[Required task] Skip the pictures. Set down, word for word, the lines from the start of the material up to and including the line with "const dqyOnlyQuad = [1.63];".

▽

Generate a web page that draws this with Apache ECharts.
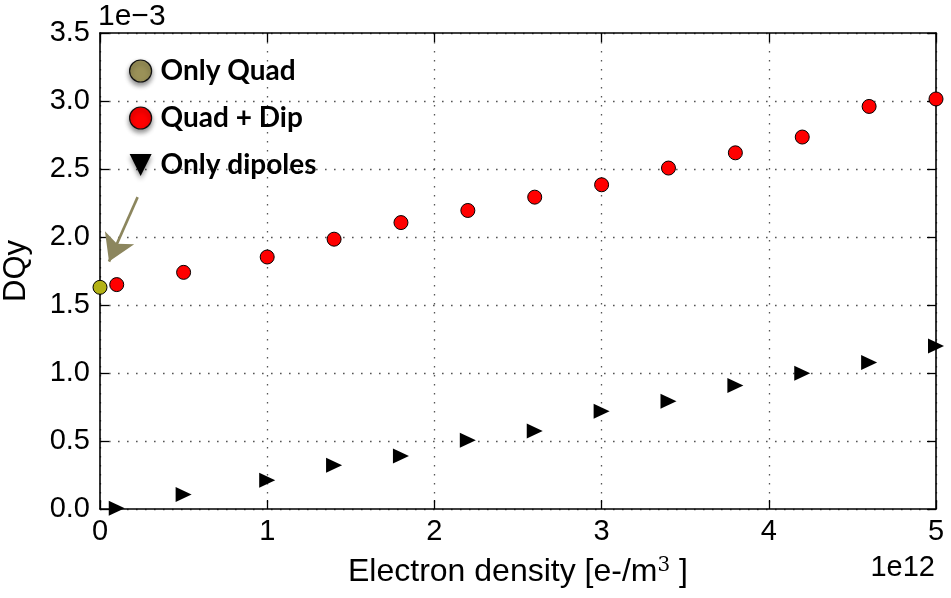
<!DOCTYPE html>
<html>
<head>
<meta charset="utf-8">
<script src="https://cdn.jsdelivr.net/npm/echarts@6/dist/echarts.min.js"></script>
<style>
  html, body { margin: 0; padding: 0; background: #fff; }
  #chart { width: 951px; height: 598px; }
</style>
</head>
<body>
<div id="chart"></div>
<script>
// Electron density in units of 1e12 e-/m^3, tune shift DQy in units of 1e-3
const densityOnlyQuad = [0.0];
const dqyOnlyQuad = [1.63];

const densityQuadDip = [0.1, 0.5, 1.0, 1.4, 1.8, 2.2, 2.6, 3.0, 3.4, 3.8, 4.2, 4.6, 5.0];
const dqyQuadDip = [1.65, 1.74, 1.853, 1.984, 2.106, 2.195, 2.293, 2.384, 2.507, 2.619, 2.735, 2.96, 3.015];

const densityDipoles = [0.1, 0.5, 1.0, 1.4, 1.8, 2.2, 2.6, 3.0, 3.4, 3.8, 4.2, 4.6, 5.0];
const dqyDipoles = [0.005, 0.106, 0.211, 0.322, 0.39, 0.506, 0.574, 0.719, 0.793, 0.909, 0.999, 1.078, 1.198];

const xTicks = [0, 1, 2, 3, 4, 5];
const yTicks = [0.0, 0.5, 1.0, 1.5, 2.0, 2.5, 3.0, 3.5];

// annotation arrow pointing at the quadrupole-only point
const arrowFrom = [0.225, 2.293];
const arrowTo = [0.054, 1.819];

const pairs = (xs, ys) => xs.map((x, i) => [x, ys[i]]);

const FONT = '"Liberation Sans", Arial, Helvetica, sans-serif';
const LEGEND_FONT = 'Lato, "Open Sans", sans-serif';

const chart = echarts.init(document.getElementById('chart'), null, { renderer: 'canvas' });

const axisLine = () => ({ show: true, onZero: false, lineStyle: { color: '#000', width: 1.6 } });
const tickIn = () => ({ show: true, inside: true, length: 9, lineStyle: { color: '#000', width: 1.3 } });
const dotted = () => ({ show: true, lineStyle: { color: '#555', width: 1.3, type: [1.6, 7.4] } });

chart.setOption({
  animation: false,
  backgroundColor: '#fff',
  grid: { left: 100, right: 15, top: 33, bottom: 89, containLabel: false, outerBoundsMode: 'none' },
  xAxis: [
    {
      type: 'value', min: xTicks[0], max: xTicks[xTicks.length - 1], interval: 1,
      position: 'bottom',
      axisLine: axisLine(), axisTick: tickIn(), splitLine: dotted(),
      axisLabel: { color: '#000', fontSize: 29, fontFamily: FONT, margin: 8 },
      name: '{a|Electron density [e-/m}{s|3}{a| ]}',
      nameLocation: 'middle', nameGap: 47,
      nameTextStyle: {
        color: '#000', fontSize: 32, fontFamily: FONT,
        rich: {
          a: { color: '#000', fontSize: 32, fontFamily: FONT },
          s: { color: '#000', fontSize: 20, fontFamily: '"DejaVu Serif", serif', verticalAlign: 'top' }
        }
      }
    },
    {
      type: 'value', min: xTicks[0], max: xTicks[xTicks.length - 1], interval: 1,
      position: 'top',
      axisLine: axisLine(), axisTick: tickIn(), splitLine: { show: false },
      axisLabel: { show: false }
    }
  ],
  yAxis: [
    {
      type: 'value', min: yTicks[0], max: yTicks[yTicks.length - 1], interval: 0.5,
      position: 'left',
      axisLine: axisLine(), axisTick: tickIn(), splitLine: dotted(),
      axisLabel: { color: '#000', fontSize: 29, fontFamily: FONT, margin: 10,
                   formatter: v => v.toFixed(1) },
      name: 'DQy', nameLocation: 'middle', nameRotate: 90, nameGap: 68,
      nameTextStyle: { color: '#000', fontSize: 31, fontFamily: FONT }
    },
    {
      type: 'value', min: yTicks[0], max: yTicks[yTicks.length - 1], interval: 0.5,
      position: 'right',
      axisLine: axisLine(), axisTick: tickIn(), splitLine: { show: false },
      axisLabel: { show: false }
    }
  ],
  legend: {
    orient: 'vertical', left: 129, top: 57, padding: 0,
    itemWidth: 22, itemHeight: 22, itemGap: 19,
    selectedMode: false,
    textStyle: { color: '#000', fontSize: 28, fontWeight: 'bold', fontFamily: LEGEND_FONT,
                 lineHeight: 22, padding: [0, 0, 0, 4] },
    data: [
      { name: 'Only Quad', icon: 'circle',
        itemStyle: { color: '#9a9158', borderColor: '#111', borderWidth: 1.2,
                     shadowBlur: 5, shadowOffsetY: 3, shadowColor: 'rgba(0,0,0,0.45)' } },
      { name: 'Quad + Dip', icon: 'circle',
        itemStyle: { color: '#ff0000', borderColor: '#111', borderWidth: 1.2,
                     shadowBlur: 5, shadowOffsetY: 3, shadowColor: 'rgba(0,0,0,0.45)' } },
      { name: 'Only dipoles', icon: 'path://M0,0 L10,0 L5,10 Z',
        itemStyle: { color: '#000', borderWidth: 0,
                     shadowBlur: 5, shadowOffsetY: 3, shadowColor: 'rgba(0,0,0,0.45)' } }
    ]
  },
  graphic: [
    { type: 'text', left: 98, top: 2,
      style: { text: '1e\u22123', fill: '#000', font: '30px ' + FONT } },
    { type: 'text', right: 16, top: 553,
      style: { text: '1e12', fill: '#000', font: '29px ' + FONT } }
  ],
  series: [
    {
      name: 'Quad + Dip', type: 'scatter', z: 3,
      symbol: 'circle', symbolSize: 14,
      itemStyle: { color: '#ff0000', borderColor: '#000', borderWidth: 1, opacity: 1 },
      data: pairs(densityQuadDip, dqyQuadDip)
    },
    {
      name: 'Only dipoles', type: 'scatter', z: 3,
      symbol: 'triangle', symbolRotate: -90, symbolSize: [15, 16],
      itemStyle: { color: '#000', opacity: 1 },
      data: pairs(densityDipoles, dqyDipoles)
    },
    {
      name: 'Only Quad', type: 'scatter', z: 2,
      symbol: 'circle', symbolSize: 14,
      itemStyle: { color: '#b3b215', borderColor: '#000', borderWidth: 1, opacity: 1 },
      data: pairs(densityOnlyQuad, dqyOnlyQuad),
      markLine: {
        silent: true, animation: false,
        symbol: ['none', 'arrow'], symbolSize: [24, 26],
        label: { show: false },
        lineStyle: { color: '#8c865e', width: 2.6, type: 'solid' },
        data: [[{ coord: arrowFrom }, { coord: arrowTo }]]
      }
    }
  ]
});
</script>
</body>
</html>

△

[Written answer]
Generate a web page that draws this with Apache ECharts.
<!DOCTYPE html>
<html>
<head>
<meta charset="utf-8">
<script src="https://cdn.jsdelivr.net/npm/echarts@6/dist/echarts.min.js"></script>
<style>
  html, body { margin: 0; padding: 0; background: #fff; }
  #chart { width: 951px; height: 598px; }
</style>
</head>
<body>
<div id="chart"></div>
<script>
// Electron density in units of 1e12 e-/m^3, tune shift DQy in units of 1e-3
const densityOnlyQuad = [0.0];
const dqyOnlyQuad = [1.63];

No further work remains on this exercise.